This is feedback?

I'M LOUD, WHICH MEANS I'M RIGHT!
I’M LOUD, WHICH MEANS I’M RIGHT!

Oh, the hell and agony I must endure so as to spare you, my loyal reader, from hopefully having to experience the same thing.

Once again, your humble author has been savaged by the sharp knives of online criticism. This time around, it was regarding the logline for my mystery-comedy.

Perhaps I’d been lulled into a sense of false security by recently receiving positive feedback on it from other sources. Feeling buoyed by those encouraging comments, I posted the logline somewhere else. Even though I like how it currently reads, that doesn’t mean it can’t still be improved.

Ever notice that a lot of online forums are usually organized with the intention/suggestion/guideline that participants “offer up helpful advice” to those seeking it? More on that in a minute.

There was one positive response, which was quickly shoved aside by one of a more…negative nature.

Among the highlights:

“…probably one of the worst concepts I’ve ever heard.” (*Ahem* PIXELS?)

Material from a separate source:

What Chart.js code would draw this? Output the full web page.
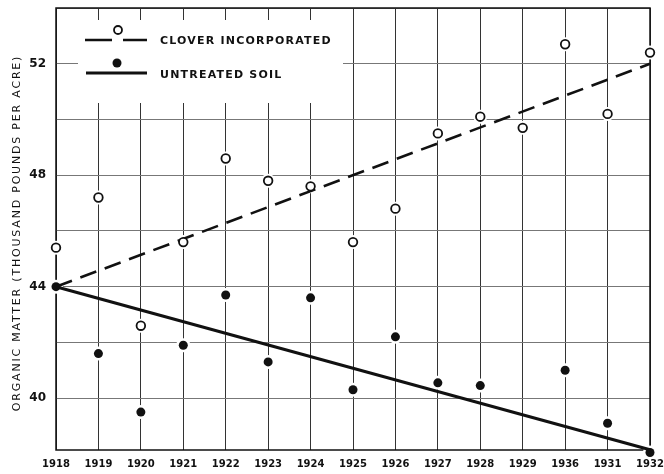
<!DOCTYPE html>
<html>
<head>
<meta charset="utf-8">
<script src="https://cdn.jsdelivr.net/npm/chart.js@4.4.1/dist/chart.umd.min.js"></script>
<style>
  html, body { margin: 0; padding: 0; background: #fff; }
  #wrap { width: 664px; height: 474px; }
</style>
</head>
<body>
<div id="wrap"><canvas id="chart"></canvas></div>
<script>
(function () {
    'use strict';

    // --- Data ---
    const years = ['1918', '1919', '1920', '1921', '1922', '1923', '1924', '1925',
        '1926', '1927', '1928', '1929', '1936', '1931', '1932'];
    const clover = [45.4, 47.2, 42.6, 45.6, 48.6, 47.8, 47.6, 45.6,
        46.8, 49.5, 50.1, 49.7, 52.7, 50.2, 52.4];
    const untreated = [44.0, 41.6, 39.5, 41.9, 43.7, 41.3, 43.6, 40.3,
        42.2, 40.55, 40.45, null, 41.0, 39.1, 38.05];
    const trendYears = ['1918', '1932'];
    const cloverTrend = [44.0, 52.0];
    const untreatedTrend = [44.0, 38.15];
    const yGrid = [40, 42, 44, 46, 48, 50, 52, 54];
    const yLabels = [40, 44, 48, 52];

    const cloverLabel = 'CLOVER INCORPORATED';
    const untreatedLabel = 'UNTREATED SOIL';
    const yTitle = 'ORGANIC MATTER (THOUSAND POUNDS PER ACRE)';

    const ink = '#111';

    const trendPoints = (vals) => trendYears.map((y, i) => ({ x: y, y: vals[i] }));

    // --- Plugins ---

    // frame + white legend box (drawn over grid, under data)
    const framePlugin = {
        id: 'frame',
        beforeDatasetsDraw(chart) {
            const { ctx, chartArea: a } = chart;
            ctx.save();
            ctx.strokeStyle = ink;
            ctx.lineWidth = 1.5;
            ctx.strokeRect(a.left, a.top, a.right - a.left, a.bottom - a.top);
            ctx.fillStyle = '#fff';
            ctx.fillRect(78, 20, 265, 83);
            ctx.restore();
        },
    };

    const legendPlugin = {
        id: 'customLegend',
        afterDatasetsDraw(chart) {
            const ctx = chart.ctx;
            ctx.save();
            ctx.strokeStyle = ink;
            ctx.fillStyle = ink;

            // clover sample
            ctx.lineWidth = 2.5;
            ctx.beginPath();
            ctx.moveTo(85, 40); ctx.lineTo(112, 40);
            ctx.moveTo(123, 40); ctx.lineTo(147, 40);
            ctx.stroke();
            ctx.lineWidth = 1.8;
            ctx.beginPath();
            ctx.arc(118, 30, 4, 0, Math.PI * 2);
            ctx.fillStyle = '#fff';
            ctx.fill();
            ctx.stroke();

            // untreated sample
            ctx.fillStyle = ink;
            ctx.lineWidth = 3;
            ctx.beginPath();
            ctx.moveTo(86, 73); ctx.lineTo(147, 73);
            ctx.stroke();
            ctx.beginPath();
            ctx.arc(117, 63, 4.5, 0, Math.PI * 2);
            ctx.fill();

            ctx.font = 'bold 11px "DejaVu Sans"';
            ctx.letterSpacing = '1.2px';
            ctx.textBaseline = 'middle';
            ctx.textAlign = 'left';
            ctx.fillText(cloverLabel, 160, 41);
            ctx.fillText(untreatedLabel, 160, 75);

            // y title
            ctx.font = '11px "DejaVu Sans"';
            ctx.letterSpacing = '1.8px';
            ctx.translate(17, 233);
            ctx.rotate(-Math.PI / 2);
            ctx.textAlign = 'center';
            ctx.fillText(yTitle, 0, 0);
            ctx.restore();
        },
    };

    // --- Chart ---

    new Chart(document.getElementById('chart'), {
        type: 'line',
        data: {
            labels: years,
            datasets: [
                // white halos that break the grid around each mark
                {
                    data: clover, showLine: false, order: 10, clip: false,
                    pointRadius: 7, pointBackgroundColor: '#fff', pointBorderWidth: 0,
                },
                {
                    data: untreated, showLine: false, order: 10, clip: false,
                    pointRadius: 7, pointBackgroundColor: '#fff', pointBorderWidth: 0,
                },
                {
                    label: cloverLabel + ' trend',
                    data: trendPoints(cloverTrend), order: 5, clip: false,
                    borderColor: ink, borderWidth: 2.6, borderDash: [17, 9],
                    pointRadius: 0,
                },
                {
                    label: untreatedLabel + ' trend',
                    data: trendPoints(untreatedTrend), order: 5, clip: false,
                    borderColor: ink, borderWidth: 3,
                    pointRadius: 0,
                },
                {
                    label: cloverLabel,
                    data: clover, showLine: false, order: 1, clip: false,
                    pointRadius: 4.3, pointBorderWidth: 1.8,
                    pointBackgroundColor: '#fff', pointBorderColor: ink,
                },
                {
                    label: untreatedLabel,
                    data: untreated, showLine: false, order: 1, clip: false,
                    pointRadius: 4.5, pointBorderWidth: 0,
                    pointBackgroundColor: ink,
                },
            ],
        },
        options: {
            responsive: true,
            maintainAspectRatio: false,
            animation: false,
            layout: { padding: { left: 0, right: 14, top: 8, bottom: 0 } },
            plugins: {
                legend: { display: false },
                tooltip: { enabled: false },
            },
            scales: {
                x: {
                    offset: false,
                    grid: { color: '#333', lineWidth: 1, drawTicks: false, offset: false },
                    border: { display: false },
                    ticks: {
                        color: ink, padding: 8, maxRotation: 0, autoSkip: false,
                        font: { family: 'DejaVu Sans', size: 10, weight: 'bold' },
                    },
                    afterFit(scale) {
                        scale.height = 24;
                        scale.paddingLeft = 0;
                        scale.paddingRight = 0;
                    },
                },
                y: {
                    min: 38.14,
                    max: 54,
                    afterBuildTicks(scale) {
                        scale.ticks = yGrid.map(v => ({ value: v }));
                    },
                    grid: { color: '#777', lineWidth: 1, drawTicks: false },
                    border: { display: false },
                    ticks: {
                        color: ink, padding: 10,
                        font: { family: 'DejaVu Sans', size: 12, weight: 'bold' },
                        callback: (v) => (yLabels.includes(v) ? String(v) : ''),
                    },
                    afterFit(scale) {
                        scale.width = 56;
                        scale.paddingTop = 0;
                        scale.paddingBottom = 0;
                    },
                },
            },
        },
        plugins: [framePlugin, legendPlugin],
    });
})();
</script>
</body>
</html>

“Maybe if it was written for 5-year-olds…” (because that hasn’t worked for Disney)

“That’s how hokey your entire concept comes across as. Sorry, but I think it’s truly dreadful. (sad face emoji)” (So glad they threw the emoji in or I would have totally missed their point.)

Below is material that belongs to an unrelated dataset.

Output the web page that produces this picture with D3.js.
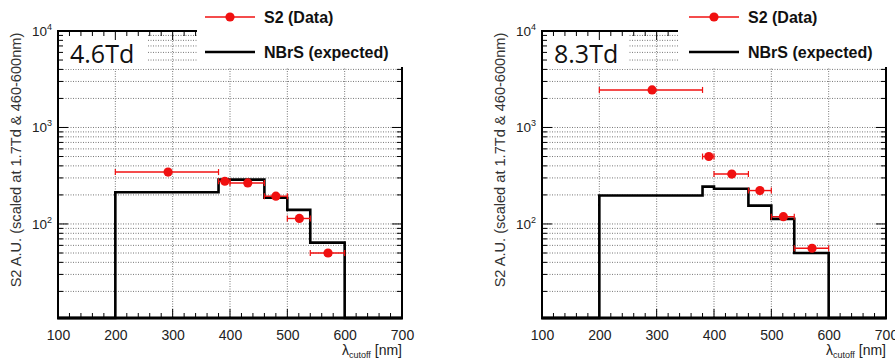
<!DOCTYPE html>
<html>
<head>
<meta charset="utf-8">
<script src="https://cdn.jsdelivr.net/npm/d3@7"></script>
<style>
  body { margin: 0; background: #fff; }
  svg { display: block; font-family: "Liberation Sans", Arial, sans-serif; }
</style>
</head>
<body>
<svg id="chart" width="895" height="361"></svg>
<script>
// values
const xTicks = [100, 200, 300, 400, 500, 600, 700]
const yDecades = [10, 100, 1000, 10000]
const binEdges = [200, 380, 400, 460, 500, 540, 600]
const nbrs46 = [213, 288, 288, 187, 140, 64]
const nbrs83 = [197, 244, 232, 155, 113, 50]
const dataX = [292, 391, 431, 480, 521, 571]
const dataLo = [200, 380, 400, 460, 500, 540]
const dataHi = [380, 400, 460, 500, 540, 600]
const s2_46 = [345, 277, 266, 194, 114, 50]
const s2_83 = [2450, 500, 329, 222, 119, 56]
const fieldLabels = ['4.6Td', '8.3Td']
const legendLabels = ['S2 (Data)', 'NBrS (expected)']

const svg = d3.select('#chart')
const red = '#f01010'

function drawPanel (left, nbrs, s2, label, tdWidth, legOffset) {
  const width = 344
  const top = 31
  const bottom = 318
  const x = d3.scaleLinear().domain([100, 700]).range([left, left + width])
  const y = d3.scaleLog().domain([10.6, 10000]).range([bottom, top])
  const g = svg.append('g')

  // log minor ticks
  const logTicks = []
  yDecades.forEach(d => {
    for (let k = 1; k < 10; k++) {
      const v = d * k
      if (v >= 11 && v <= 10000) logTicks.push(v)
    }
  })
  const minorX = d3.range(100, 701, 20)

  // grid
  g.append('g').selectAll('line.gx')
    .data([200, 300, 400, 500, 600])
    .enter().append('line')
    .attr('x1', d => x(d)).attr('x2', d => x(d))
    .attr('y1', top).attr('y2', bottom)
    .attr('stroke', '#777').attr('stroke-width', 1)
    .attr('stroke-dasharray', '1,1.5')
  g.append('g').selectAll('line.gy')
    .data(logTicks.filter(v => v < 10000))
    .enter().append('line')
    .attr('x1', left).attr('x2', left + width)
    .attr('y1', d => y(d)).attr('y2', d => y(d))
    .attr('stroke', '#777').attr('stroke-width', 1)
    .attr('stroke-dasharray', '1,1.5')

  // label box
  g.append('rect')
    .attr('x', left + 1).attr('y', top + 1)
    .attr('width', tdWidth).attr('height', 37)
    .attr('fill', '#fff')
  g.append('text')
    .attr('x', left + 12).attr('y', top + 32)
    .attr('font-family', '"Open Sans", sans-serif')
    .attr('font-size', 25)
    .attr('fill', '#111')
    .text(label)

  // ticks on four sides
  const tk = g.append('g').attr('stroke', '#000').attr('stroke-width', 1)
  minorX.forEach(v => {
    const len = v % 100 === 0 ? 9 : 5
    tk.append('line').attr('x1', x(v)).attr('x2', x(v)).attr('y1', bottom).attr('y2', bottom - len)
    tk.append('line').attr('x1', x(v)).attr('x2', x(v)).attr('y1', top).attr('y2', top + len)
  })
  logTicks.forEach(v => {
    const len = yDecades.includes(v) ? 10 : 5
    tk.append('line').attr('y1', y(v)).attr('y2', y(v)).attr('x1', left).attr('x2', left + len)
    tk.append('line').attr('y1', y(v)).attr('y2', y(v)).attr('x1', left + width).attr('x2', left + width - len)
  })

  // histogram (NBrS expected)
  const pts = [[100, y.domain()[0]]]
  binEdges.slice(0, -1).forEach((e, i) => pts.push([e, nbrs[i]]))
  pts.push([600, y.domain()[0]], [700, y.domain()[0]])
  const line = d3.line().x(d => x(d[0])).y(d => y(d[1])).curve(d3.curveStepAfter)
  g.append('path')
    .attr('d', line(pts))
    .attr('fill', 'none').attr('stroke', '#000').attr('stroke-width', 2.6)

  // data with x error bars
  const pg = g.append('g')
  pg.selectAll('line.err')
    .data(s2).enter().append('line')
    .attr('x1', (d, i) => x(dataLo[i])).attr('x2', (d, i) => x(dataHi[i]))
    .attr('y1', d => y(d)).attr('y2', d => y(d))
    .attr('stroke', red).attr('stroke-width', 1.4)
  pg.selectAll('line.capL')
    .data(s2).enter().append('line')
    .attr('x1', (d, i) => x(dataLo[i])).attr('x2', (d, i) => x(dataLo[i]))
    .attr('y1', d => y(d) - 3).attr('y2', d => y(d) + 3)
    .attr('stroke', red).attr('stroke-width', 1.2)
  pg.selectAll('line.capR')
    .data(s2).enter().append('line')
    .attr('x1', (d, i) => x(dataHi[i])).attr('x2', (d, i) => x(dataHi[i]))
    .attr('y1', d => y(d) - 3).attr('y2', d => y(d) + 3)
    .attr('stroke', red).attr('stroke-width', 1.2)
  pg.selectAll('circle')
    .data(s2).enter().append('circle')
    .attr('cx', (d, i) => x(dataX[i])).attr('cy', d => y(d))
    .attr('r', 4.6).attr('fill', red)

  // frame
  const legLeft = left + legOffset
  g.append('line').attr('x1', left).attr('x2', left).attr('y1', top - 1).attr('y2', bottom)
    .attr('stroke', '#000').attr('stroke-width', 2)
  g.append('line').attr('x1', left - 1).attr('x2', left + width).attr('y1', top).attr('y2', top)
    .attr('stroke', '#000').attr('stroke-width', 2)
  g.append('line').attr('x1', left + width).attr('x2', left + width).attr('y1', top).attr('y2', bottom)
    .attr('stroke', '#000').attr('stroke-width', 2)
  g.append('line').attr('x1', left - 1).attr('x2', left + width + 1).attr('y1', bottom).attr('y2', bottom)
    .attr('stroke', '#000').attr('stroke-width', 3)

  // legend box over the frame corner
  g.append('rect')
    .attr('x', legLeft).attr('y', 0)
    .attr('width', 895 - legLeft).attr('height', 67)
    .attr('fill', '#fff')
  const lx = left + 147
  g.append('line').attr('x1', lx).attr('x2', lx + 50).attr('y1', 17).attr('y2', 17)
    .attr('stroke', red).attr('stroke-width', 1.4)
  g.append('circle').attr('cx', lx + 25).attr('cy', 17).attr('r', 4.6).attr('fill', red)
  g.append('line').attr('x1', lx).attr('x2', lx + 50).attr('y1', 52).attr('y2', 52)
    .attr('stroke', '#000').attr('stroke-width', 2.4)
  g.selectAll('text.leg')
    .data(legendLabels).enter().append('text')
    .attr('x', left + 206)
    .attr('y', (d, i) => i === 0 ? 23 : 58)
    .attr('font-size', 16).attr('font-weight', 'bold')
    .attr('fill', '#111')
    .text(d => d)

  // x tick labels
  const xa = g.append('g')
    .attr('transform', `translate(0,${bottom})`)
    .call(d3.axisBottom(x).tickValues(xTicks).tickSize(0).tickPadding(12).tickFormat(d3.format('d')))
  xa.select('.domain').remove()
  xa.selectAll('text').attr('font-size', 14).attr('fill', '#222')
    .attr('font-family', '"Liberation Sans", Arial, sans-serif')

  // y tick labels as 10 with superscript
  const yl = g.append('g')
  yDecades.filter(v => v >= 100).forEach(v => {
    const t = yl.append('text')
      .attr('x', left - 26).attr('y', y(v) + 5)
      .attr('font-size', 13.5).attr('fill', '#222')
    t.append('tspan').text('10')
    t.append('tspan').attr('dy', -6).attr('font-size', 9).text(Math.round(Math.log10(v)))
  })

  // axis titles
  const xt = g.append('text')
    .attr('x', left + width).attr('y', 355)
    .attr('text-anchor', 'end').attr('font-size', 14).attr('fill', '#222')
  xt.append('tspan').text('λ')
  xt.append('tspan').attr('dy', 3).attr('font-size', 9).text('cutoff')
  xt.append('tspan').attr('dy', -3).text(' [nm]')

  g.append('text')
    .attr('transform', `translate(${left - 37},160) rotate(-90)`)
    .attr('text-anchor', 'middle').attr('font-size', 14.6).attr('fill', '#333')
    .text('S2 A.U. (scaled at 1.7Td & 460-600nm)')
}

drawPanel(58, nbrs46, s2_46, fieldLabels[0], 89, 139)
drawPanel(542, nbrs83, s2_83, fieldLabels[1], 85, 136)
</script>
</body>
</html>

Younger-writer Me would have not taken these comments well. Present-day Me laughed my fucking head off.

You don’t like it? Fine. Makes no difference to me. But why all the hate and insults? All I’m reading are the thoughts of a bitter asshole who doesn’t understand the term “constructive criticism”.

If your overall message is simply “Your idea sucks, and now I’m going to shit all over it!” then what’s the point of even saying anything? Do you think your vitriolic rant is going to make me suddenly stop working on it?

There were so many ways I wanted to respond, and came really close to doing it several times, but instead opted to just stay silent. No matter what I said, it would probably be misconstrued and more than likely start an unnecessary battle of words. Not worth it.

Remember that little guideline for the group regarding “helpful advice”? How exactly does anything that was said do that? Anybody can say they don’t like something, but at least give a valid reason why. Another member chimed in that “you have to take the comments if you post”. I agree, but that means the comments have to be worth taking in the first place.

A friend offered up this reminder: “When someone criticizes, it needs to be specific and constructive. Otherwise, it has no value.” I’d say that’s pretty accurate, and definitely applies here.

An even more amazing aspect to this whole thing is that this is the exact same person who issued a similar diatribe over the logline for my western last year. As far as my research can tell, they are still a self-proclaimed “director, producer, screenwriter and script consultant,” although without any identifiable credits or internet presence.

The whole purpose of providing feedback is to use your knowledge to help the other person make their something better, and in a way that’s not insulting or belittling. In this case, neither happened.

This was just an angry opinion showing a total lack of knowledge, help and encouragement, and definitely could not be considered feedback in any true sense of the word.

4 thoughts on “This is feedback?

  1. It’s too bad that we have to avoid reading comments because some people use them to spit venom. The internet could be the greatest feedback platform ever (still, it is in many ways). It’s good that you don’t let the negativity of others get to you. I used to; now it’s fuel.

    Re: loglines…they get the most hate because they’re the quickest thing to read. Mine go through many iterations, over time, before they’ve reached maximum brevity. Occasionally, I spend a whole day of polish/re-write exercises, just on the loglines of my projects.

    If folks are thrown off by a logline, the least they could do is recommend concision, or point out redundancies. If grammar is an issue, that can be fixed. After a script reading, they could offer key story points that were missed and should’ve been covered.

    Complaint without criticism should be tossed in a junk folder.

    • Totally agree.

      Experience has taught me that feedback works best and is most effective when it comes from someone you know and whose abilities you trust. Seeking feedback on an online forum, where too many people use pseudonyms, and you have no idea how experienced/skilled a writer they are, is a crapshoot at best. Sometimes it works, and, as evidenced here, sometimes it doesn’t.

      Thanks for reading!

  2. See, now I need to know who this asshole is, which you don’t even remember …

    There are few safe spaces, and far too many people who substitute aggression for ability.

    • Oh, I know who it is. And I strongly suspect they’d again voice their “professional” opinions if I opt to post another logline.